- Title: Moody's says DoJ preparing complaint alleging rating violations
- Date: 21st October 2016
- Summary: SAN FRANCISCO, CALIFORNIA, UNITED STATES (OCTOBER 21, 2016) (REUTERS) (SOUNDBITE) (English) PETER P. APPERT, MANAGING DIRECTOR, PIPER JAFFRAY, SAYING: "My expectations would be that Moody's would likely be looking to settle a suit as quickly as they could. The challenge in a situation like this is the Department of Justice has unlimited resources, unlimited staff, lawyers, basically, to throw against the defendant. The state AGs are going to pile on as well. So, the legal burden for Moody's could potentially be very substantial.
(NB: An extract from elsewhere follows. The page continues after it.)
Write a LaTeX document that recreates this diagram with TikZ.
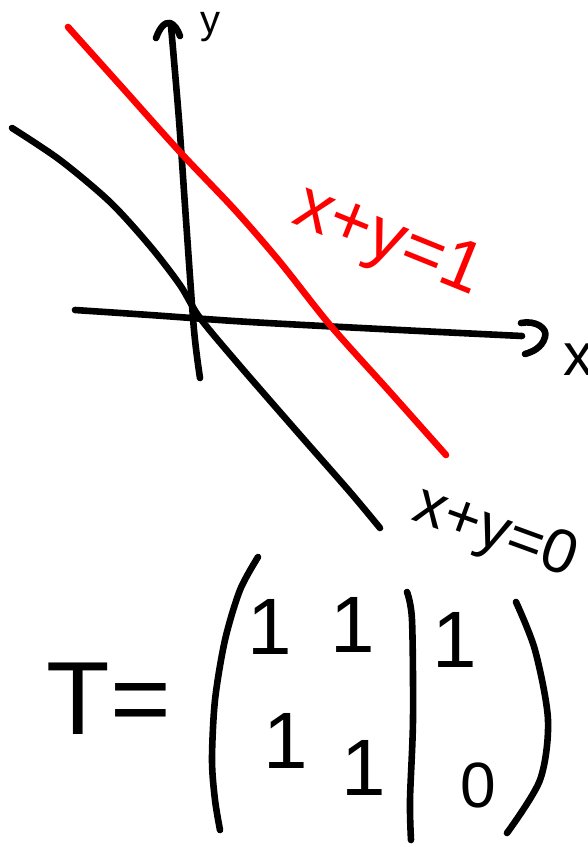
\documentclass[tikz,border=0pt]{standalone}
\usepackage{fontspec}
\setmainfont{Liberation Sans}
\begin{document}
\begin{tikzpicture}[x=0.5pt,y=-0.5pt,
  stroke/.style={line width=3.3pt,line cap=round,line join=round},
  lbl/.style={inner sep=0pt,font=\fontsize{#1}{#1}\selectfont}]
\useasboundingbox (0,0) rectangle (588,847);
\clip (0,0) rectangle (588,847);
% y axis
\draw[stroke] plot[smooth] coordinates {(200,378)(194,330)(186,220)(179,120)(171,26)};
\draw[stroke] (156,38) .. controls (160,27) and (165,22) .. (170,23) .. controls (174,24) and (178,30) .. (180,36);
\node[lbl=20] (ylab) at (210,27) {y};
% x axis
\draw[stroke] plot[smooth] coordinates {(75,310)(150,315)(250,322)(400,330)(522,336)};
\draw[stroke] (521,323) .. controls (535,320) and (548,328) .. (545,337) .. controls (542,348) and (532,352) .. (525,354);
\node[lbl=30] (xlab) at (578,360) {x};
% line x+y=0
\draw[stroke] plot[smooth] coordinates {(12,128)(60,160)(110,202)(150,246)(180,285)(200,318)(240,366)(300,435)(350,492)(380,528)};
% line x+y=1
\draw[stroke,red] plot[smooth] coordinates {(68,27)(120,85)(180,152)(235,210)(280,262)(330,325)(390,392)(446,455)};
\node[lbl=36,text=red,rotate=-22] (l1) at (388,243) {x+y=1};
\node[lbl=31,rotate=-20] (l0) at (495,534) {x+y=0};
% matrix
\node[lbl=52] (T) at (109,699) {T=};
\draw[stroke] plot[smooth] coordinates {(258,557)(240,590)(225,640)(215,700)(212,760)(215,800)(220,830)};
\draw[stroke] plot[smooth] coordinates {(516,602)(535,650)(548,720)(540,780)(507,833)};
\draw[stroke] plot[smooth] coordinates {(407,592)(412,620)(413,720)(410,800)(411,840)};
\node[lbl=40] (a11) at (270,627) {1};
\node[lbl=40] (a12) at (353,625) {1};
\node[lbl=40] (a13) at (455,640) {1};
\node[lbl=40] (a21) at (286,741) {1};
\node[lbl=40] (a22) at (364,768) {1};
\node[lbl=32] (a23) at (478,785) {0};
\end{tikzpicture}
\end{document}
So, the incentive for them is to settle, and, I think, the expectations would be, the settlement would be probably similar to what S&P paid to settle their suit couple of years ago."
- Embargoed: 5th November 2016 18:28
- Keywords: Moody's ratings financial crisis Great Depression Moody's Investor Services Financial Institutions Reform Recovery and Enforcement Act Department of Justice lawsuit
- Location: NEW YORK, NEW YORK, AND SAN FRANCISCO, CALIFORNIA, UNITED STATES
- City: NEW YORK, NEW YORK, AND SAN FRANCISCO, CALIFORNIA, UNITED STATES
- Country: USA
- Topics: Company News Markets,Economic Events
- Reuters ID: LVA00454Y8F4D
- Aspect Ratio: 16:9
- Story Text: Moody's Corp., parent of ratings agency Moody's Investor Services, said on Friday (October 21) the U.S. Justice Department was preparing a civil complaint against the company, alleging violations of federal law in the run-up to the financial crisis. The complaint alleges Moody's violated the Financial Institutions Reform, Recovery and Enforcement Act while rating residential mortgage-backed securities and collateralized debt obligations.
Moody's has periodically received subpoenas and inquiries from government authorities, including the Department of Justice, over its handling of the mortgage bonds before the global credit crisis of 2008.
Credit rating agencies have come under fire for inflating ratings and understating risks on mortgage-backed securities in the run-up to the financial crisis to gain more business from the investment banks that issued those securities. Rival Standard & Poor's agreed to pay the DOJ, 19 states and the District of Columbia a total of $1.5 billion to resolve lawsuits over ratings on securities that soured. Moody's, S&P and Fitch Ratings dominate the ratings market. The big three ratings agencies accounted for roughly 2.3 million of the 2.42 million credit ratings outstanding by the end of 2014, according to an SEC report.
"Frankly, my interpretation of this is that the case against Moody's must be relatively weak," says Peter Appert, managing director at Piper Jaffray. "Certainly much weaker than the case they had against S&P. Otherwise, they would have pursued is sooner."
Moody's Corp. also reported that third-quarter net income attributable to the company rose 10.2 percent to $255.3 million for the three months ended Sept. 30. Revenue rose 10 percent to $917.1 million, reflecting higher levels of bank loan and speculative-grade bond issuance as strong investor demand and tighter credit spreads drove debt refinancing activity. Moody's shares were down 0.6 percent at $107.50 in premarket trading. Up to Thursday's close, the stock has risen about 7.8 percent this year.